The CPU86 is binary compatible with the 8088/8086 which means that most software available for the 8086 should run without
any issues on the CPU86. There are a number of software differences between the CPU86 and Intel's iAPX88. The first one is that
the CPU86 has a 9 byte prefetch queue instead of 4 bytes on the iAPX88. This means that CPU Identification routines, which rely
on the length of the prefetch queue, will not be able to detect if an 8088 or 8086 is present. The second difference is the number of
clock cycles per instruction. Software routines that count the number of clockcycles to implement a software delay will not be
accurate (consider bad coding style anyway). The LOCK and WAIT prefixes are not supported (ignore, executed as NOP's).
There is a vast amount of software available for the 8088/8086 including high-level compilers, linkers, debuggers, operating
systems, application software etc, most of which can be downloaded for free.
Building a System
To build a usable system you obviously need more than just the processor. For a minimum embedded system you would need:
An Interrupt Controller. Interrupts are an essential part of any system. The 8088 is normally paired with an 8259A
Programmable Interrupt Controller. Although this device is as old as the 8088 due to legacy issues you will still find it on
any modern PC. Note that you can not simply connect an device IRQ to the 8088 INTR input without additional glue logic.
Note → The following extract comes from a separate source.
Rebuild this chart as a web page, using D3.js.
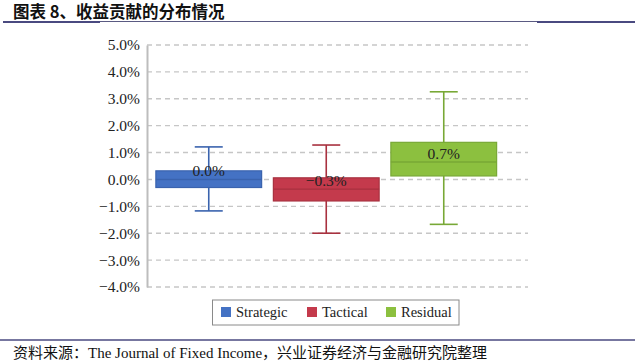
<!DOCTYPE html>
<html>
<head>
<meta charset="utf-8">
<script src="https://cdn.jsdelivr.net/npm/d3@7"></script>
<style>
  body { margin: 0; background: #fff; }
  svg { display: block; }
</style>
</head>
<body>
<svg width="639" height="362"></svg>
<script>
var categories = ["Strategic", "Tactical", "Residual"];
var mins    = [-1.17, -2.00, -1.67];
var q1s     = [-0.30, -0.80, 0.13];
var medians = [0.00, -0.36, 0.65];
var q3s     = [0.32, 0.06, 1.38];
var maxs    = [1.21, 1.28, 3.26];
var labelValues = [0.0, -0.3, 0.7];
var yTicks = [-4, -3, -2, -1, 0, 1, 2, 3, 4, 5];

var fills   = ["#4472c4", "#c43a4c", "#8cc03f"];
var strokes = ["#3a63ae", "#a8313f", "#78a836"];

var serif = "'Liberation Serif', 'Times New Roman', serif";
var cjk = "'Liberation Serif', 'Noto Sans CJK SC', serif";

var svg = d3.select("svg");
var margin = {left: 147, right: 528, top: 45, bottom: 287};

var y = d3.scaleLinear().domain([-4, 5]).range([margin.bottom, margin.top]);
var x = d3.scaleBand().domain(categories).range([150, 502.5])
  .paddingInner(0.1).paddingOuter(0.05);

var boxes = categories.map(function (c, i) {
  return {name: c, min: mins[i], q1: q1s[i], med: medians[i], q3: q3s[i], max: maxs[i],
          label: labelValues[i], fill: fills[i], stroke: strokes[i]};
});

// title + rules
svg.append("text")
  .attr("x", 13).attr("y", 18)
  .style("font-family", "'Noto Sans CJK SC', sans-serif")
  .style("font-weight", "bold")
  .style("font-size", "16.5px")
  .attr("fill", "#111")
  .text("图表 8、收益贡献的分布情况");

svg.append("line").attr("x1", 3).attr("x2", 635).attr("y1", 21.5).attr("y2", 21.5)
  .attr("stroke", "#5a5a82").attr("stroke-width", 1);
svg.append("line").attr("x1", 3).attr("x2", 100).attr("y1", 22).attr("y2", 22)
  .attr("stroke", "#4a4a80").attr("stroke-width", 2);
svg.append("line").attr("x1", 537).attr("x2", 635).attr("y1", 22).attr("y2", 22)
  .attr("stroke", "#4a4a80").attr("stroke-width", 2);

// grid
svg.append("g").selectAll("line")
  .data(yTicks)
  .enter()
  .append("line")
  .attr("x1", margin.left).attr("x2", margin.right)
  .attr("y1", function (d) { return y(d); })
  .attr("y2", function (d) { return y(d); })
  .attr("stroke", "#c6c6c6")
  .attr("stroke-width", 1.4)
  .attr("stroke-dasharray", "5,4");

// y axis
var axisLeft = d3.axisLeft(y).tickValues(yTicks).tickSize(0).tickPadding(7)
  .tickFormat(function (d) { return d3.format(".1f")(d) + "%"; });
var ga = svg.append("g")
  .attr("transform", "translate(" + margin.left + ",0)")
  .call(axisLeft);
ga.select(".domain").attr("stroke", "#bdbdbd").attr("stroke-width", 2);
ga.selectAll("text")
  .style("font-family", serif)
  .style("font-size", "15.5px")
  .attr("fill", "#222");

// whiskers
var bw = x.bandwidth();
var g = svg.append("g").selectAll("g")
  .data(boxes)
  .enter()
  .append("g");

g.append("line")
  .attr("x1", function (d) { return x(d.name) + bw / 2; })
  .attr("x2", function (d) { return x(d.name) + bw / 2; })
  .attr("y1", function (d) { return y(d.max); })
  .attr("y2", function (d) { return y(d.min); })
  .attr("stroke", function (d) { return d.stroke; })
  .attr("stroke-width", 1.6);

["max", "min"].forEach(function (k) {
  g.append("line")
    .attr("x1", function (d) { return x(d.name) + bw / 2 - 14; })
    .attr("x2", function (d) { return x(d.name) + bw / 2 + 14; })
    .attr("y1", function (d) { return y(d[k]); })
    .attr("y2", function (d) { return y(d[k]); })
    .attr("stroke", function (d) { return d.stroke; })
    .attr("stroke-width", 1.6);
});

// boxes
g.append("rect")
  .attr("x", function (d) { return x(d.name); })
  .attr("width", bw)
  .attr("y", function (d) { return y(d.q3); })
  .attr("height", function (d) { return y(d.q1) - y(d.q3); })
  .attr("fill", function (d) { return d.fill; })
  .attr("stroke", function (d) { return d.stroke; })
  .attr("stroke-width", 1.2);

g.append("line")
  .attr("x1", function (d) { return x(d.name); })
  .attr("x2", function (d) { return x(d.name) + bw; })
  .attr("y1", function (d) { return y(d.med); })
  .attr("y2", function (d) { return y(d.med); })
  .attr("stroke", function (d) { return d.stroke; })
  .attr("stroke-width", 1.4);

g.append("text")
  .attr("x", function (d) { return x(d.name) + bw / 2; })
  .attr("y", function (d) { return y(d.med) - 3; })
  .attr("text-anchor", "middle")
  .style("font-family", serif)
  .style("font-size", "15.5px")
  .attr("fill", "#222")
  .text(function (d) { return d3.format(".1f")(d.label) + "%"; });

// legend
var legend = svg.append("g");
legend.append("rect")
  .attr("x", 212.5).attr("y", 300).attr("width", 246.5).attr("height", 25)
  .attr("fill", "#fff").attr("stroke", "#8a8a8a").attr("stroke-width", 1);
var legendX = [221, 307, 386];
var li = legend.selectAll("g.item")
  .data(boxes)
  .enter()
  .append("g")
  .attr("class", "item")
  .attr("transform", function (d, i) { return "translate(" + legendX[i] + ",312)"; });
li.append("rect")
  .attr("x", 0).attr("y", -5).attr("width", 10).attr("height", 10)
  .attr("fill", function (d) { return d.fill; });
li.append("text")
  .attr("x", 15).attr("y", 5)
  .style("font-family", serif)
  .style("font-size", "14.5px")
  .attr("fill", "#222")
  .text(function (d) { return d.name; });

// footer
svg.append("line").attr("x1", 0).attr("x2", 635).attr("y1", 340).attr("y2", 340)
  .attr("stroke", "#4a4a80").attr("stroke-width", 1.5);
svg.append("text")
  .attr("x", 13).attr("y", 358)
  .style("font-family", cjk)
  .style("font-size", "15px")
  .attr("fill", "#111")
  .text("资料来源：The Journal of Fixed Income，兴业证券经济与金融研究院整理");
</script>
</body>
</html>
The reason for this is that an 8088 expects an interrupt vector to be pushed onto the databus during the second Interrupt
A Timer unit. Any embedded application even the simplest one needs timers to generate periodic interrupts (e.g. OS task
switching, time keeping functions, DRAM refresh etc). The obvious choice is an 8254/8253 Programmable Timer.
Parallel I/O Port. For any Parallel I/O operations an 8255 Programmable Peripheral Interface (PPI) can be used. This is a
versatile device that can be configure in simple I/O, strobed I/O or fully bi-directional I/O.